Extract the lines from the first one in the records below through the line containing "316, 315, 314]", keeping both ends and leaving out any pictures.

— start of Records for the exercise —

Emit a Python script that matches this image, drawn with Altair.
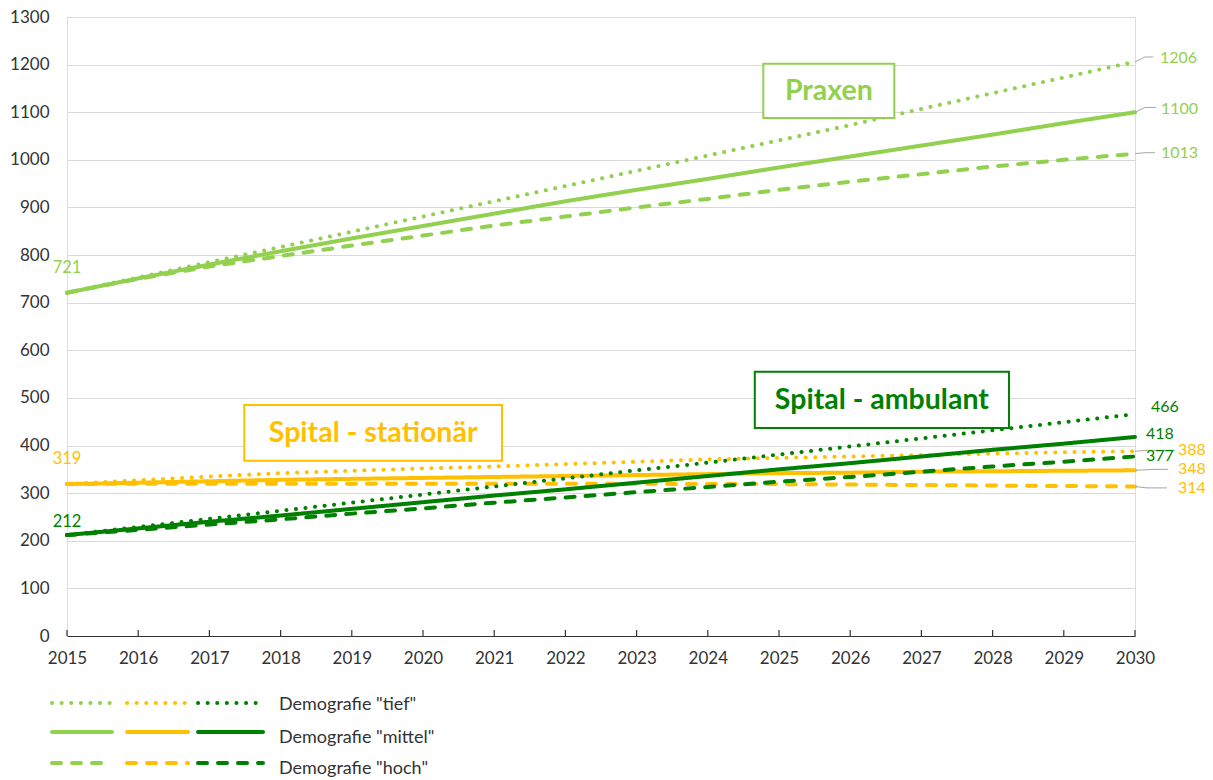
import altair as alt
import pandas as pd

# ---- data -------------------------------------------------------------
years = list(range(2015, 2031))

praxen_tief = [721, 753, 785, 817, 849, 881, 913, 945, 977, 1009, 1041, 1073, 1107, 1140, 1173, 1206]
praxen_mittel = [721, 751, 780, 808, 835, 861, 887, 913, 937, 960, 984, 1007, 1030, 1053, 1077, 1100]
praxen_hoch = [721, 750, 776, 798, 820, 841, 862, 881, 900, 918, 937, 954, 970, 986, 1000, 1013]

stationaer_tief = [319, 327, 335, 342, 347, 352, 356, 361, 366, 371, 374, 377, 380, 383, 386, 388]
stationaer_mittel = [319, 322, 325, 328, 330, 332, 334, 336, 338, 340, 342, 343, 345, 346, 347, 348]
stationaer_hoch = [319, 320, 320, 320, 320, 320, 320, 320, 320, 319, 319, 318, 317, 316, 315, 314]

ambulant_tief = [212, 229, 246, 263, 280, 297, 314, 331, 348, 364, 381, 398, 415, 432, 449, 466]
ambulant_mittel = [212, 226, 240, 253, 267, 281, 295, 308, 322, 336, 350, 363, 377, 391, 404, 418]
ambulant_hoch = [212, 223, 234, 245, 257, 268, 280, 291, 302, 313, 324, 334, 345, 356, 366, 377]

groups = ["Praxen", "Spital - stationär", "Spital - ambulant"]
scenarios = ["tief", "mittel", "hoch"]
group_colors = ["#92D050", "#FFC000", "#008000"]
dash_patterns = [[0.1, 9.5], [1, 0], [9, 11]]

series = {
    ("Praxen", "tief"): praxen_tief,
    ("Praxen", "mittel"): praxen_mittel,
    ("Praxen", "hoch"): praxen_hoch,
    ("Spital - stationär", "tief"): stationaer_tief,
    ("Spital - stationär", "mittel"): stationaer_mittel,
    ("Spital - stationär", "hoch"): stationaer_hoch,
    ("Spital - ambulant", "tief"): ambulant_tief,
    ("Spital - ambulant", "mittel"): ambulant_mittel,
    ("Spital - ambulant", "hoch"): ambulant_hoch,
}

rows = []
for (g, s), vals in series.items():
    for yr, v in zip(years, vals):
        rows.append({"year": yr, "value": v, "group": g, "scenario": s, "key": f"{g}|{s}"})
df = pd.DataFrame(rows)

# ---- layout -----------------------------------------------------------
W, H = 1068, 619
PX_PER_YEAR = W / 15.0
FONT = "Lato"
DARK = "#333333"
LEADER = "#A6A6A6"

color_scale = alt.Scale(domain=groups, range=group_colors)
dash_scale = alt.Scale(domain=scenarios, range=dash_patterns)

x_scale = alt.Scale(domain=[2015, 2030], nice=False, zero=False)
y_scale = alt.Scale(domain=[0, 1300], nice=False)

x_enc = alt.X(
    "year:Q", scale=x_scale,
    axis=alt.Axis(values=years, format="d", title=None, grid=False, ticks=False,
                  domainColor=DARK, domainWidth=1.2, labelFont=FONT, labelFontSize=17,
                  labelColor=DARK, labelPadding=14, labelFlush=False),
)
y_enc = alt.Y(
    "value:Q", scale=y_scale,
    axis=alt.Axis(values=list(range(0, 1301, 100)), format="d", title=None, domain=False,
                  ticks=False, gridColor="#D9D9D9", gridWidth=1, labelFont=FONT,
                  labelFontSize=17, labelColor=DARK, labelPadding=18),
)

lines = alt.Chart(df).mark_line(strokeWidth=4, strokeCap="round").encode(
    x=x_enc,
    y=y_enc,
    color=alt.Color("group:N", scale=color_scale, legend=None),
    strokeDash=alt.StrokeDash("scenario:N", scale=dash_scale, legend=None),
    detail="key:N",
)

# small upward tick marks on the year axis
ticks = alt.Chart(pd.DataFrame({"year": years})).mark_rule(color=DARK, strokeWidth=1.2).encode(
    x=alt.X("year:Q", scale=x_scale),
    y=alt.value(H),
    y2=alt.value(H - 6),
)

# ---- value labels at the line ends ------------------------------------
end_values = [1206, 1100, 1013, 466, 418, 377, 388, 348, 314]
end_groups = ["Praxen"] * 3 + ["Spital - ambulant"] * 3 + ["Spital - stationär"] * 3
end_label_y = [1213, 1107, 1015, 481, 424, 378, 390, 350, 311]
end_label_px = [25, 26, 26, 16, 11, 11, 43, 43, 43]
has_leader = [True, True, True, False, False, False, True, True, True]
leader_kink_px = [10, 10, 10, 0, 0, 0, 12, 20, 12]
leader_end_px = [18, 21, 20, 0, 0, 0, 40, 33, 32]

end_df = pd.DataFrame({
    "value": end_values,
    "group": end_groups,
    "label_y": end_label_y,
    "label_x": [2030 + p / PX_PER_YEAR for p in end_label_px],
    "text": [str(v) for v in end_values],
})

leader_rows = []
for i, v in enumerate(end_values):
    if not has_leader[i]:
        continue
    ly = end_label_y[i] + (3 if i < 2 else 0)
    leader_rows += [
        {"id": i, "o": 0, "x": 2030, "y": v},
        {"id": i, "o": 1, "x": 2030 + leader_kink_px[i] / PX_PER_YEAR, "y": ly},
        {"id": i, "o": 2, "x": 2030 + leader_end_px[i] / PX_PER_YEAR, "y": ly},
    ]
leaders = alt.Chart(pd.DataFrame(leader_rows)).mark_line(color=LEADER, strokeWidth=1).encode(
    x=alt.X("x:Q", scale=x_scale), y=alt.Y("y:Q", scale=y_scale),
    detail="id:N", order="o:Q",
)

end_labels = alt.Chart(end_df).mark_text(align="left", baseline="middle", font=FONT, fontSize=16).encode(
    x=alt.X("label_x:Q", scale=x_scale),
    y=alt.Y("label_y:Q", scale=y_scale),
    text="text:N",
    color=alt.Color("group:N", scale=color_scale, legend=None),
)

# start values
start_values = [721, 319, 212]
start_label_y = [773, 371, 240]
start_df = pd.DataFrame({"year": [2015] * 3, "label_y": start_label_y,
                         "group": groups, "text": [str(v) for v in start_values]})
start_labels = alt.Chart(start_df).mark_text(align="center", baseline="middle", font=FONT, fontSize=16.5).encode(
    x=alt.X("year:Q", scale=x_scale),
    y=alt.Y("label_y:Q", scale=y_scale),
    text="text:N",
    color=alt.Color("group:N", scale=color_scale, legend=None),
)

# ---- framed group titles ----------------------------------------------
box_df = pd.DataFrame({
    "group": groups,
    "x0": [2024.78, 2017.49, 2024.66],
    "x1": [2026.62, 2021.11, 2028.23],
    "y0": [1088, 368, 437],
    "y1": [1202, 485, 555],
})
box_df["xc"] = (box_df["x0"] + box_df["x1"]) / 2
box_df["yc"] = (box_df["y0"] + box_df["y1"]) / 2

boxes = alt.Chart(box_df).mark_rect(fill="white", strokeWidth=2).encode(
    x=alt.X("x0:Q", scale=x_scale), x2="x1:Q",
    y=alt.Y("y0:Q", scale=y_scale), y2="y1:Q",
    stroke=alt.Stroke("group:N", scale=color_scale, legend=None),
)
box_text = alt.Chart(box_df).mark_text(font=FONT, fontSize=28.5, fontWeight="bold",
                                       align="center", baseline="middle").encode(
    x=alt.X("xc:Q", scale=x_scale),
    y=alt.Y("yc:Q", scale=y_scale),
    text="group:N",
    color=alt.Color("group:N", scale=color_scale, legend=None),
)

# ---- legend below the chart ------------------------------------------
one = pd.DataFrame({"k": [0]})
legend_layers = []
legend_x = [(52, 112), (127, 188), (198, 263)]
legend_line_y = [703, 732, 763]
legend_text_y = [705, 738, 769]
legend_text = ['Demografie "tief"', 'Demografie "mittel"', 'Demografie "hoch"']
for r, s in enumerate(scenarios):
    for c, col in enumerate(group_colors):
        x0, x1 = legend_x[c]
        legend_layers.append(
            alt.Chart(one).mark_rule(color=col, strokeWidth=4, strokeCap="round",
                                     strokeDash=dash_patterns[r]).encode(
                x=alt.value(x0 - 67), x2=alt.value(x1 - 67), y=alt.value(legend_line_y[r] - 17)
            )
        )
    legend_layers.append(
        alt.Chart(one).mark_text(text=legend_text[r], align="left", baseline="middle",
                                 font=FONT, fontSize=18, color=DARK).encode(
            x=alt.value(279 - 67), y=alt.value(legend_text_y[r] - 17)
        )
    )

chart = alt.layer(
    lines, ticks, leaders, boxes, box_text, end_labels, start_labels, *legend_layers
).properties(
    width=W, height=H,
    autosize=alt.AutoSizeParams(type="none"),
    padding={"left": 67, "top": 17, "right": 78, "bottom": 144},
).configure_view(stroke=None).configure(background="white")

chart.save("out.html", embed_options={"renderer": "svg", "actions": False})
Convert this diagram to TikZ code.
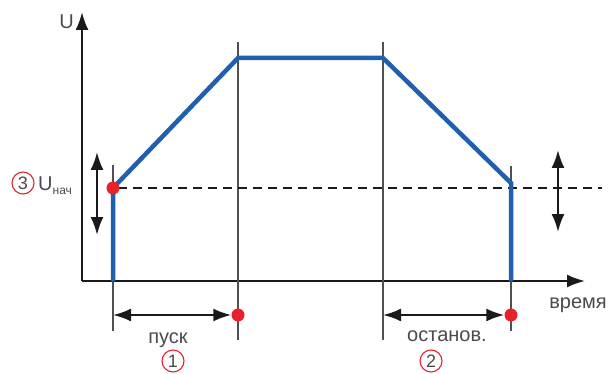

— end of Records for the exercise —

— The output —
Emit a Python script that matches this image, drawn with Altair.
import altair as alt
import pandas as pd

# ---- data -------------------------------------------------------------
years = list(range(2015, 2031))

praxen_tief = [721, 753, 785, 817, 849, 881, 913, 945, 977, 1009, 1041, 1073, 1107, 1140, 1173, 1206]
praxen_mittel = [721, 751, 780, 808, 835, 861, 887, 913, 937, 960, 984, 1007, 1030, 1053, 1077, 1100]
praxen_hoch = [721, 750, 776, 798, 820, 841, 862, 881, 900, 918, 937, 954, 970, 986, 1000, 1013]

stationaer_tief = [319, 327, 335, 342, 347, 352, 356, 361, 366, 371, 374, 377, 380, 383, 386, 388]
stationaer_mittel = [319, 322, 325, 328, 330, 332, 334, 336, 338, 340, 342, 343, 345, 346, 347, 348]
stationaer_hoch = [319, 320, 320, 320, 320, 320, 320, 320, 320, 319, 319, 318, 317, 316, 315, 314]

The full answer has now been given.